After spending an internship year at Circle Repertory Theatre, Mary Clay Boland was positive that she wanted to become a professional casting director.
Mary Clay Boland: When my year was up, I sent out my resume diligently. And I was lucky enough to get hired by Lynn Kressel Casting – who, at that time, was only casting one Law and Order because only one existed, believe it or not. And she also worked on, she does all the Hallmark Hall of Fame movies; and basically, she did Universal Television.
I worked there for a couple of months as an assistant sort of on all the projects; and that was quite different from the theatre that I had just been working in. So, that was sort of a jarring experience. I learned a lot, but it definitely made me think I may want to stick with theatre.
I left TV and went back in to theatre for another year working for a casting director in New York, Stephanie Klapper, and did cast tons of theatre. And then got an opportunity to work with a company called Walken/Jaffe Casting, which was Georgianne Walken (who’s Christopher Walken’s wife) and Sheila Jaffe. And they had just cast this little pilot called The Sopranos, that they did not think would get picked up. And it did end up getting picked up on HBO.
And I also cast about six other pilots with them, and then several movies; and then ended up being a casting associate for the first two seasons of The Sopranos, which was, you know, once again, we cast the entire first season of The Sopranos before any of it had aired because that’s how HBO and cable does it, but that was new.
HBO had Sex and the City, but it was not popular. It had just come out, so it had not become the phenomenon that it did. And a lot of people were sort of like “What’s this?” “I don’t get this.” “They’re doing a movie called Analyze This, that’s basically the same thing about, you know, a mobster that goes to…” [a psychiatrist]
And so no one really knew what it was. And so we had to really get creative in our casting. And then the difference between that and the second season was comical. Because once it aired and became, you know, still some people think the best show on television. It really was quite different. We had people calling us, begging to do the show, whereas before we were sort of, you know, and begging others.
Susan Dansby: ‘Please, please let your actor come in and read for us for this part.’ And the agents are saying, ‘Yeah, but what’s in it for my actor?’
Mary Clay Boland: Exactly. Because at that time, HBO did not have a lot of money to spend on day players, and guest spots. And they didn’t have the reputation for their original programming. Now, any actor would kill to do an HBO series. So yeah, that was a huge learning experience. And just that company was so great because they had so many connections in the business.
I was able to work with, Phillip Noyce, who has directed Angelina Jolie in Salt. He did a pilot for us.
I also cast a play for Signature Theatre, got to work closely with Arthur Miller, and cast American Clock – which was very interesting because that’s Arthur’s childhood really.

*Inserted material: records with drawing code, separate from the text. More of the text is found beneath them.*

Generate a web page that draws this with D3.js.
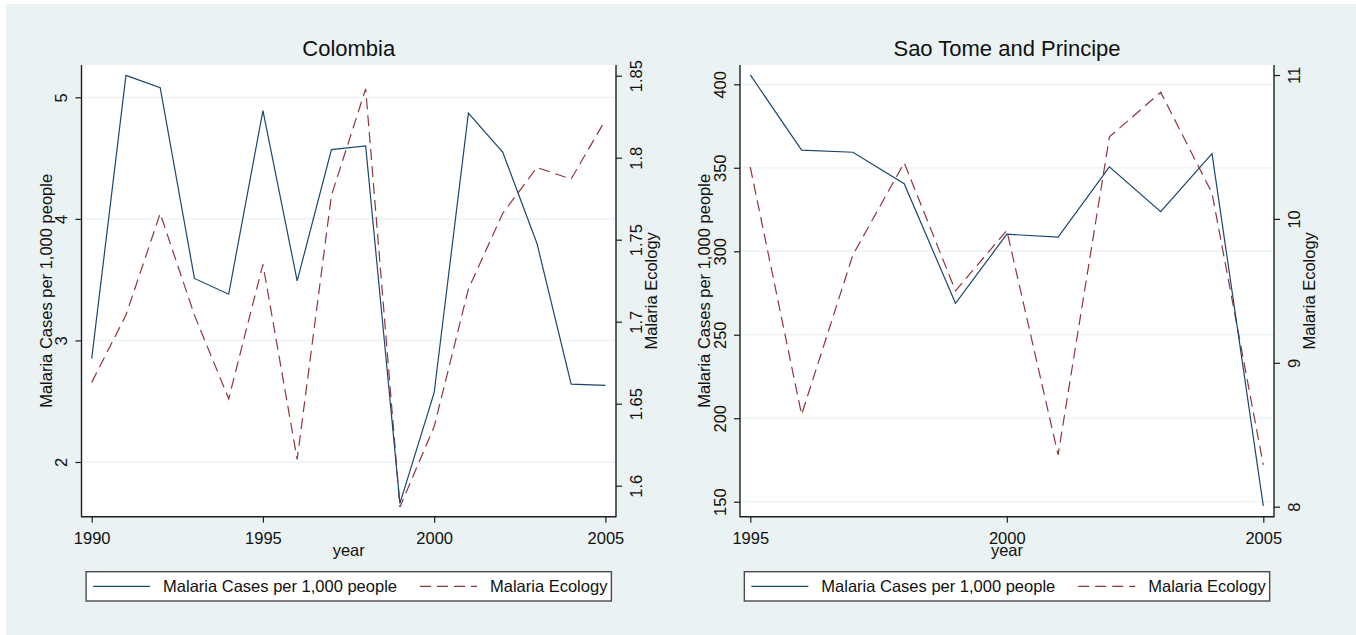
<!DOCTYPE html>
<html><head><meta charset="utf-8">
<script src="https://cdn.jsdelivr.net/npm/d3@7"></script>
<style>
html,body{margin:0;padding:0;background:#fff;}
svg{display:block;font-family:"Liberation Sans",Arial,sans-serif;}
</style>
</head><body>
<svg id="chart" width="1356" height="635"></svg>
<script>
// ---------------- data ----------------
const panelTitles = ["Colombia", "Sao Tome and Principe"];
const seriesNames = ["Malaria Cases per 1,000 people", "Malaria Ecology"];
const xAxisTitle = "year";

const colombiaYears = [1990,1991,1992,1993,1994,1995,1996,1997,1998,1999,2000,2001,2002,2003,2004,2005];
const colombiaCases = [2.85,5.18,5.08,3.51,3.38,4.89,3.49,4.57,4.60,1.66,2.57,4.87,4.55,3.80,2.64,2.63];
const colombiaEcology = [1.663,1.704,1.766,1.704,1.653,1.735,1.616,1.777,1.842,1.587,1.636,1.720,1.766,1.794,1.787,1.823];
const colombiaYearTicks = [1990,1995,2000,2005];
const colombiaCasesTicks = [2,3,4,5];
const colombiaEcologyTicks = [1.6,1.65,1.7,1.75,1.8,1.85];

const stpYears = [1995,1996,1997,1998,1999,2000,2001,2002,2003,2004,2005];
const stpCases = [405.6,360.6,359.3,340.5,268.8,310.2,308.5,350.6,323.7,358.5,147.5];
const stpEcology = [10.36,8.64,9.75,10.39,9.50,9.92,8.36,10.57,10.88,10.18,8.29];
const stpYearTicks = [1995,2000,2005];
const stpCasesTicks = [150,200,250,300,350,400];
const stpEcologyTicks = [8,9,10,11];

// ---------------- style ----------------
const BG = "#eaf2f3";
const NAVY = "#1a476f";
const MAROON = "#90353b";
const AXIS = "#1e1e1e";
const TEXT = "#111";
const FS = 16.5;

const svg = d3.select("#chart");
svg.append("rect").attr("x",6).attr("y",4).attr("width",1350).attr("height",631).attr("fill",BG);

const panels = [
  { title: panelTitles[0], years: colombiaYears, cases: colombiaCases, eco: colombiaEcology,
    xTicks: colombiaYearTicks, lTicks: colombiaCasesTicks, rTicks: colombiaEcologyTicks,
    x0: 81.5, x1: 616, y0: 65, y1: 516.7,
    xDom: [1990,2005], xRange: [91.7,605.4],
    lDom: [2,5], lRange: [462,97.3],
    rDom: [1.6,1.85], rRange: [485.7,75.7] },
  { title: panelTitles[1], years: stpYears, cases: stpCases, eco: stpEcology,
    xTicks: stpYearTicks, lTicks: stpCasesTicks, rTicks: stpEcologyTicks,
    x0: 740, x1: 1274, y0: 65, y1: 516.7,
    xDom: [1995,2005], xRange: [750.3,1263.3],
    lDom: [150,400], lRange: [501.7,84.3],
    rDom: [8,11], rRange: [506.7,75] }
];

panels.forEach(p => {
  const g = svg.append("g");
  const x = d3.scaleLinear().domain(p.xDom).range(p.xRange);
  const yl = d3.scaleLinear().domain(p.lDom).range(p.lRange);
  const yr = d3.scaleLinear().domain(p.rDom).range(p.rRange);
  const cx = (p.x0 + p.x1) / 2;

  // plot region
  g.append("rect").attr("x",p.x0).attr("y",p.y0).attr("width",p.x1-p.x0).attr("height",p.y1-p.y0).attr("fill","#fff");

  // grid
  g.append("g").selectAll("line").data(p.lTicks).join("line")
    .attr("x1",p.x0).attr("x2",p.x1)
    .attr("y1",d=>yl(d)).attr("y2",d=>yl(d))
    .attr("stroke",BG).attr("stroke-width",1.3);

  // title
  g.append("text").attr("x",cx).attr("y",56).attr("text-anchor","middle")
    .attr("font-size",22).attr("fill",TEXT).text(p.title);

  // lines
  const pts = (vals, sc) => p.years.map((yr_, i) => [x(yr_), sc(vals[i])]);
  g.append("path").attr("d", d3.line()(pts(p.eco, yr)))
    .attr("fill","none").attr("stroke",MAROON).attr("stroke-width",1.2)
    .attr("stroke-dasharray","11,6");
  g.append("path").attr("d", d3.line()(pts(p.cases, yl)))
    .attr("fill","none").attr("stroke",NAVY).attr("stroke-width",1.2);

  // axes
  const fmt = d => String(d);
  const ax = g.append("g").attr("transform",`translate(0,${p.y1})`)
    .call(d3.axisBottom(x).tickValues(p.xTicks).tickFormat(fmt).tickSize(6).tickSizeOuter(0));
  ax.select(".domain").remove();
  ax.selectAll("text").attr("y",null).attr("dy",null).attr("y",27.5).attr("font-size",FS).attr("fill",TEXT).attr("font-family",null);

  const al = g.append("g").attr("transform",`translate(${p.x0},0)`)
    .call(d3.axisLeft(yl).tickValues(p.lTicks).tickFormat(fmt).tickSize(6).tickSizeOuter(0));
  al.select(".domain").remove();
  al.selectAll("text").attr("x",null).attr("dy",null).attr("text-anchor","middle")
    .attr("transform","translate(-20,0) rotate(-90)").attr("dy","0.35em")
    .attr("font-size",FS).attr("fill",TEXT).attr("font-family",null);

  const ar = g.append("g").attr("transform",`translate(${p.x1},0)`)
    .call(d3.axisRight(yr).tickValues(p.rTicks).tickFormat(fmt).tickSize(6).tickSizeOuter(0));
  ar.select(".domain").remove();
  ar.selectAll("text").attr("x",null).attr("dy",null).attr("text-anchor","middle")
    .attr("transform","translate(20,0) rotate(-90)").attr("dy","0.35em")
    .attr("font-size",FS).attr("fill",TEXT).attr("font-family",null);

  [ax, al, ar].forEach(a => a.selectAll("line").attr("stroke",AXIS).attr("stroke-width",1.2));

  // axis lines
  g.append("line").attr("x1",p.x0).attr("x2",p.x0).attr("y1",p.y0).attr("y2",p.y1+0.6).attr("stroke",AXIS).attr("stroke-width",1.4);
  g.append("line").attr("x1",p.x1).attr("x2",p.x1).attr("y1",p.y0).attr("y2",p.y1+0.6).attr("stroke",AXIS).attr("stroke-width",1.4);
  g.append("line").attr("x1",p.x0).attr("x2",p.x1).attr("y1",p.y1).attr("y2",p.y1).attr("stroke",AXIS).attr("stroke-width",1.4);

  // axis titles
  g.append("text").attr("transform",`translate(${p.x0-35.5},${(p.y0+p.y1)/2}) rotate(-90)`)
    .attr("dy","0.35em").attr("text-anchor","middle").attr("font-size",FS).attr("fill",TEXT).text(seriesNames[0]);
  g.append("text").attr("transform",`translate(${p.x1+35},${(p.y0+p.y1)/2}) rotate(-90)`)
    .attr("dy","0.35em").attr("text-anchor","middle").attr("font-size",FS).attr("fill",TEXT).text(seriesNames[1]);
  g.append("text").attr("x",cx).attr("y",556).attr("text-anchor","middle").attr("font-size",FS).attr("fill",TEXT).text(xAxisTitle);

  // legend
  const lg = g.append("g");
  const box = lg.append("rect").attr("y",571.7).attr("height",29.3).attr("fill","#fff")
    .attr("stroke","#4a4a4a").attr("stroke-width",1.4);
  const t1 = lg.append("text").attr("y",592.2).attr("font-size",FS).attr("fill",TEXT).text(seriesNames[0]);
  const t2 = lg.append("text").attr("y",592.2).attr("font-size",FS).attr("fill",TEXT).text(seriesNames[1]);
  const w1 = t1.node().getComputedTextLength();
  const w2 = t2.node().getComputedTextLength();
  const pad = 7, keyW = 57, keyGap = 13, itemGap = 23, padR = 4;
  const total = pad + keyW + keyGap + w1 + itemGap + keyW + keyGap + w2 + padR;
  const bx = cx - total / 2;
  box.attr("x",bx).attr("width",total);
  const k1 = bx + pad;
  lg.append("line").attr("x1",k1).attr("x2",k1+keyW).attr("y1",586.4).attr("y2",586.4).attr("stroke",NAVY).attr("stroke-width",1.2);
  t1.attr("x",k1+keyW+keyGap);
  const k2 = k1 + keyW + keyGap + w1 + itemGap;
  lg.append("line").attr("x1",k2).attr("x2",k2+keyW).attr("y1",586.4).attr("y2",586.4).attr("stroke",MAROON).attr("stroke-width",1.2).attr("stroke-dasharray","11,6");
  t2.attr("x",k2+keyW+keyGap);
});
</script>
</body></html>
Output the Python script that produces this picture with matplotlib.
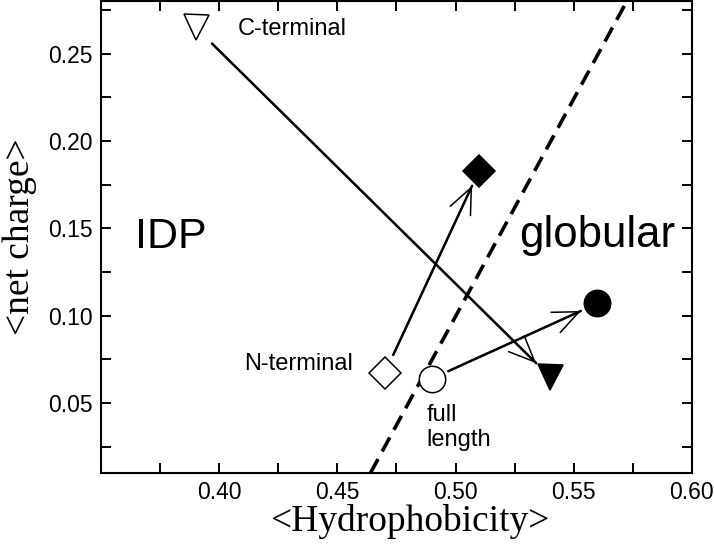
import matplotlib
matplotlib.use("Agg")
import matplotlib.pyplot as plt
from matplotlib.ticker import MultipleLocator

# open symbols: isolated fragments / full length; filled symbols: after the shift
labels = ["C-terminal", "N-terminal", "full length"]
hydro_open = [0.390, 0.470, 0.490]
charge_open = [0.265, 0.067, 0.064]
hydro_filled = [0.540, 0.510, 0.560]
charge_filled = [0.065, 0.183, 0.107]
markers = ["v", "D", "o"]
marker_sizes = [18, 16, 19]

# IDP / globular boundary (dashed)
boundary_x = [0.464, 0.5725]
boundary_y = [0.010, 0.280]

sans = ["Liberation Sans", "DejaVu Sans"]
serif = ["Liberation Serif", "DejaVu Serif"]

fig = plt.figure(figsize=(7.14, 5.52), dpi=100)
ax = fig.add_axes([0.1415, 0.1431, 0.969 - 0.1415, 0.998 - 0.1431])

ax.plot(boundary_x, boundary_y, color="black", lw=2.6, dashes=(4.4, 2.4),
        solid_capstyle="butt", dash_capstyle="butt")

# gaps (points) between the markers and the arrow ends
gap_start = [16.6, 14.7, 13.0]
gap_end = [14.0, 12.0, 13.0]
for i in range(len(labels)):
    p0 = (hydro_open[i], charge_open[i])
    p1 = (hydro_filled[i], charge_filled[i])
    ax.annotate("", xy=p1, xytext=p0,
                arrowprops=dict(arrowstyle="-", lw=1.8, color="black",
                                shrinkA=gap_start[i], shrinkB=gap_end[i]))
    ax.annotate("", xy=p1, xytext=p0,
                arrowprops=dict(arrowstyle="->,head_length=0.93,head_width=0.4",
                                mutation_scale=20, lw=1.1, color="black",
                                shrinkA=gap_start[i], shrinkB=gap_end[i]))
    ax.plot(hydro_open[i], charge_open[i], marker=markers[i], ms=marker_sizes[i],
            mfc="white", mec="black", mew=1.1, ls="none", zorder=5)
    ax.plot(hydro_filled[i], charge_filled[i], marker=markers[i], ms=marker_sizes[i],
            mfc="black", mec="black", mew=1.1, ls="none", zorder=5)

ax.text(0.408, 0.2605, "C-terminal", fontsize=17, family=sans, ha="left", va="baseline")
ax.text(0.4568, 0.069, "N-terminal", fontsize=17, family=sans, ha="right", va="baseline")
ax.text(0.4877, 0.0395, "full", fontsize=17, family=sans, ha="left", va="baseline")
ax.text(0.4877, 0.0252, "length", fontsize=17, family=sans, ha="left", va="baseline")
ax.text(0.3644, 0.1386, "IDP", fontsize=31, family=sans, ha="left", va="baseline")
ax.text(0.5268, 0.1394, "globular", fontsize=31.5, family=sans, ha="left", va="baseline")

ax.set_xlim(0.35, 0.60)
ax.set_ylim(0.01, 0.28)
ax.xaxis.set_minor_locator(MultipleLocator(0.025))
ax.yaxis.set_minor_locator(MultipleLocator(0.025))
ax.set_xticks([0.40, 0.45, 0.50, 0.55, 0.60])
ax.set_xticklabels(["0.40", "0.45", "0.50", "0.55", "0.60"])
ax.set_yticks([0.05, 0.10, 0.15, 0.20, 0.25])
ax.set_yticklabels(["0.05", "0.10", "0.15", "0.20", "0.25"])
ax.tick_params(which="both", direction="in", top=True, right=True,
               length=7, width=1.4, pad=6)
ax.tick_params(which="major", labelsize=16.5)
for lab in ax.get_xticklabels() + ax.get_yticklabels():
    lab.set_family(sans)
for sp in ax.spines.values():
    sp.set_linewidth(1.5)

ax.set_xlabel("<Hydrophobicity>", fontsize=27, family=serif)
ax.xaxis.set_label_coords(0.523, -0.066)
ax.set_ylabel("<net charge>", fontsize=27, family=serif, labelpad=8)

fig.savefig("out.png", dpi=100)
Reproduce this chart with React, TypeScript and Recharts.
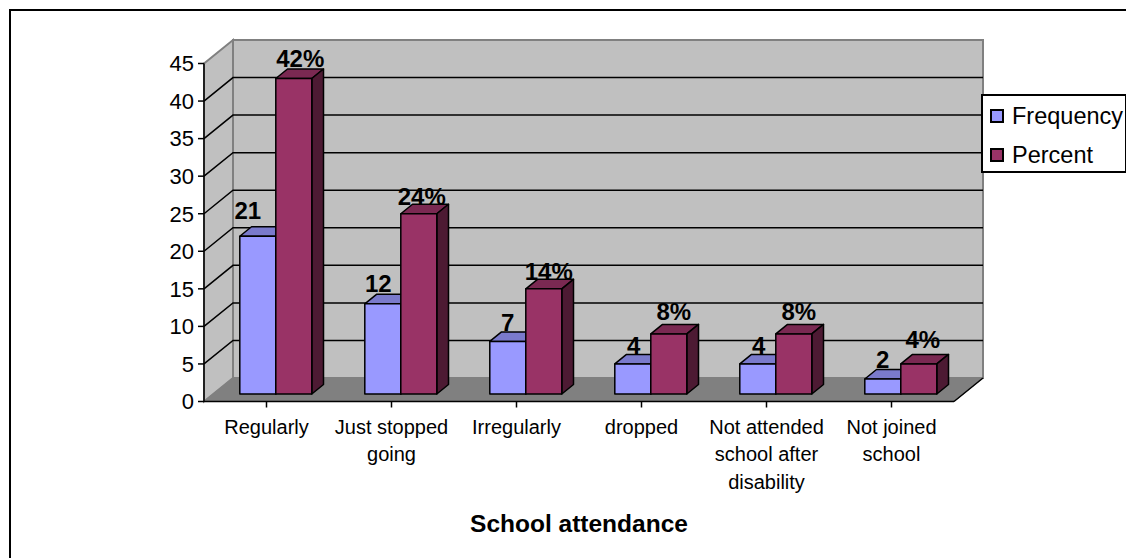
import React from "react";
import { BarChart, Bar, XAxis, YAxis, Legend, LabelList, usePlotArea } from "recharts";

const categories = [
  "Regularly",
  "Just stopped going",
  "Irregularly",
  "dropped",
  "Not attended school after disability",
  "Not joined school",
];
const frequency = [21, 12, 7, 4, 4, 2];
const percent = [42, 24, 14, 8, 8, 4];
const valueTicks = [0, 5, 10, 15, 20, 25, 30, 35, 40, 45];

// Line breaks of the longer category names under the axis.
const categoryLines: Record<string, string[]> = {
  "Just stopped going": ["Just stopped", "going"],
  "Not attended school after disability": ["Not attended", "school after", "disability"],
  "Not joined school": ["Not joined", "school"],
};

// Hand placement of the value labels, relative to the top of each bar.
const freqLabelNudge = [
  [-10, -17],
  [-4.5, -12],
  [0, -10],
  [1, -10],
  [1, -10],
  [0, -11],
];
const pctLabelNudge = [
  [6.5, -12],
  [3, -9],
  [5, -9],
  [5, -14],
  [5, -14],
  [4, -16],
];

const rows = categories.map((category, i) => ({
  category,
  Frequency: frequency[i],
  Percent: percent[i],
}));

// Oblique projection: how far the back wall and the bars' plane sit from the front plane.
const WALL_DX = 29;
const WALL_DY = 23.5;
const BAR_DX = 9.3;
const BAR_DY = 7.5;
const DEPTH_DX = 11.7;
const DEPTH_DY = 9.5;

const FONT = '"Liberation Sans", Arial, sans-serif';
const FREQ_COLORS = { front: "#9999FF", top: "#7A7ACC", side: "#4D4D80" };
const PCT_COLORS = { front: "#993366", top: "#7A2952", side: "#4D1A33" };

// Draws the side wall, back wall, floor and the gridlines folded across both walls.
function Walls() {
  const plot = usePlotArea();
  if (!plot) return null;
  const { x, y, width, height } = plot;
  const b = y + height;
  const r = x + width;
  const top = valueTicks[valueTicks.length - 1];
  const pts = (list: number[][]) => list.map((p) => p.join(",")).join(" ");
  return (
    <g>
      <polygon
        points={pts([[x, y], [x + WALL_DX, y - WALL_DY], [x + WALL_DX, b - WALL_DY], [x, b]])}
        fill="#C0C0C0"
        stroke="#808080"
        strokeWidth={2}
      />
      <polygon
        points={pts([[x + WALL_DX, y - WALL_DY], [r + WALL_DX, y - WALL_DY], [r + WALL_DX, b - WALL_DY], [x + WALL_DX, b - WALL_DY]])}
        fill="#C0C0C0"
        stroke="#808080"
        strokeWidth={2}
      />
      <polygon
        points={pts([[x, b], [x + WALL_DX, b - WALL_DY], [r + WALL_DX, b - WALL_DY], [r, b]])}
        fill="#808080"
        stroke="#808080"
        strokeWidth={1}
      />
      <line x1={r} y1={b} x2={r + WALL_DX} y2={b - WALL_DY} stroke="#000" strokeWidth={1.5} />
      {valueTicks
        .filter((v) => v > 0 && v < top)
        .map((v) => {
          const gy = b - (height * v) / top;
          return (
            <polyline
              key={v}
              points={pts([[x, gy], [x + WALL_DX, gy - WALL_DY], [r + WALL_DX, gy - WALL_DY]])}
              fill="none"
              stroke="#000"
              strokeWidth={1.5}
            />
          );
        })}
    </g>
  );
}

function Box3D(props: any) {
  const { x, y, width, height, colors } = props;
  const l = x + BAR_DX;
  const t = y - BAR_DY;
  const r = l + width;
  const b = t + height;
  const common = { stroke: "#000", strokeWidth: 1.5, strokeLinejoin: "round" as const };
  return (
    <g>
      <polygon
        points={`${l},${t} ${l + DEPTH_DX},${t - DEPTH_DY} ${r + DEPTH_DX},${t - DEPTH_DY} ${r},${t}`}
        fill={colors.top}
        {...common}
      />
      <polygon
        points={`${r},${t} ${r + DEPTH_DX},${t - DEPTH_DY} ${r + DEPTH_DX},${b - DEPTH_DY} ${r},${b}`}
        fill={colors.side}
        {...common}
      />
      <rect x={l} y={t} width={width} height={height} fill={colors.front} {...common} />
    </g>
  );
}

function ValueLabel(props: any) {
  const { x, y, width, value, index, suffix, nudges } = props;
  return (
    <text
      x={x + width / 2 + BAR_DX + nudges[index][0]}
      y={y - BAR_DY + nudges[index][1]}
      textAnchor="middle"
      fontFamily={FONT}
      fontWeight="bold"
      fontSize={24}
      fill="#000"
    >
      {value}
      {suffix}
    </text>
  );
}

function CategoryTick(props: any) {
  const { x, y, payload } = props;
  const lines = categoryLines[payload.value] ?? [payload.value];
  return (
    <text x={x} y={y} textAnchor="middle" fontFamily={FONT} fontSize={20} fill="#000">
      {lines.map((line: string, i: number) => (
        <tspan key={line} x={x} dy={i === 0 ? 24 : 27.7}>
          {line}
        </tspan>
      ))}
    </text>
  );
}

function LegendBox({ payload }: any) {
  return (
    <div
      style={{
        width: 146,
        height: 79,
        boxSizing: "border-box",
        border: "2px solid #000",
        background: "#fff",
        fontFamily: FONT,
        fontSize: 23.5,
        color: "#000",
        paddingTop: 1,
      }}
    >
      {(payload ?? []).map((entry: any) => (
        <div key={entry.value} style={{ display: "flex", alignItems: "center", height: 38.8, paddingLeft: 7, whiteSpace: "nowrap" }}>
          <span
            style={{
              flex: "none",
              width: 14,
              height: 14,
              boxSizing: "border-box",
              border: "2px solid #000",
              background: entry.color,
              marginRight: 8,
            }}
          />
          {entry.value}
        </div>
      ))}
    </div>
  );
}

export default function App() {
  return (
    <div
      style={{
        position: "absolute",
        left: 0,
        top: 0,
        width: 1126,
        height: 558,
        background: "#fff",
        overflow: "hidden",
      }}
    >
      {/* Chart frame; its right and bottom edges run past the page */}
      <div
        style={{
          position: "absolute",
          left: 8.5,
          top: 9,
          width: 1200,
          height: 700,
          boxSizing: "border-box",
          border: "2px solid #000",
        }}
      />
      <BarChart
        width={1126}
        height={558}
        data={rows}
        margin={{ top: 63.5, left: 144, right: 172, bottom: 56.5 }}
        barCategoryGap="21.2%"
        barGap={0}
        style={{ position: "absolute", left: 0, top: 0 }}
      >
        <Walls />
        <XAxis
          dataKey="category"
          interval={0}
          tick={<CategoryTick />}
          tickSize={6}
          tickLine={{ stroke: "#000", strokeWidth: 1.5 }}
          axisLine={{ stroke: "#000", strokeWidth: 1.5 }}
          height={100}
          label={{
            value: "School attendance",
            position: "insideBottom",
            dy: 35,
            fontFamily: FONT,
            fontWeight: "bold",
            fontSize: 24.5,
            fill: "#000",
          }}
        />
        <YAxis
          type="number"
          domain={[0, 45]}
          ticks={valueTicks}
          interval={0}
          tickSize={6}
          tickMargin={4}
          width={60}
          tick={{ fontFamily: FONT, fontSize: 22, fill: "#000" }}
          tickLine={{ stroke: "#000", strokeWidth: 1.5 }}
          axisLine={{ stroke: "#000", strokeWidth: 1.5 }}
        />
        <Legend
          layout="vertical"
          align="center"
          verticalAlign="middle"
          content={<LegendBox />}
          wrapperStyle={{ position: "absolute", left: 981, top: 94, width: 146, height: 79 }}
        />
        <Bar dataKey="Frequency" fill={FREQ_COLORS.front} isAnimationActive={false} shape={(p: any) => <Box3D {...p} colors={FREQ_COLORS} />}>
          <LabelList dataKey="Frequency" content={(p: any) => <ValueLabel {...p} suffix="" nudges={freqLabelNudge} />} />
        </Bar>
        <Bar dataKey="Percent" fill={PCT_COLORS.front} isAnimationActive={false} shape={(p: any) => <Box3D {...p} colors={PCT_COLORS} />}>
          <LabelList dataKey="Percent" content={(p: any) => <ValueLabel {...p} suffix="%" nudges={pctLabelNudge} />} />
        </Bar>
      </BarChart>
    </div>
  );
}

He was very shy about admitting that he was the lead character in that play.
But when you’re casting it, it’s very intimidating when he’s in the producer sessions and you are trying to cast a teenage version of himself. But he was phenomenal to work with. I just lucked out my first few years in New York, and just was able to work with some of the best directors and casting directors there are.
Susan Dansby: Well, it sounds to me like it was more than luck – that you brought a lot of enthusiasm to it; and because you were looking at that as your final path as opposed to just a way in, people saw that, responded to it, and hired you because of that.
Mary Clay Boland: I must say I’m a total dork in that I get chills when I watch actors bring a scene to life. You know, you read scripts and you visualize it and you have all these images in your head and then when someone comes in the room and surprises you or really even just brings through exactly how you pictured it, it gives you chills. I love being able to be around when those first moments come to life. So yeah, I am kind of a dork, I kind of love it and I do have a lot of enthusiasm for casting.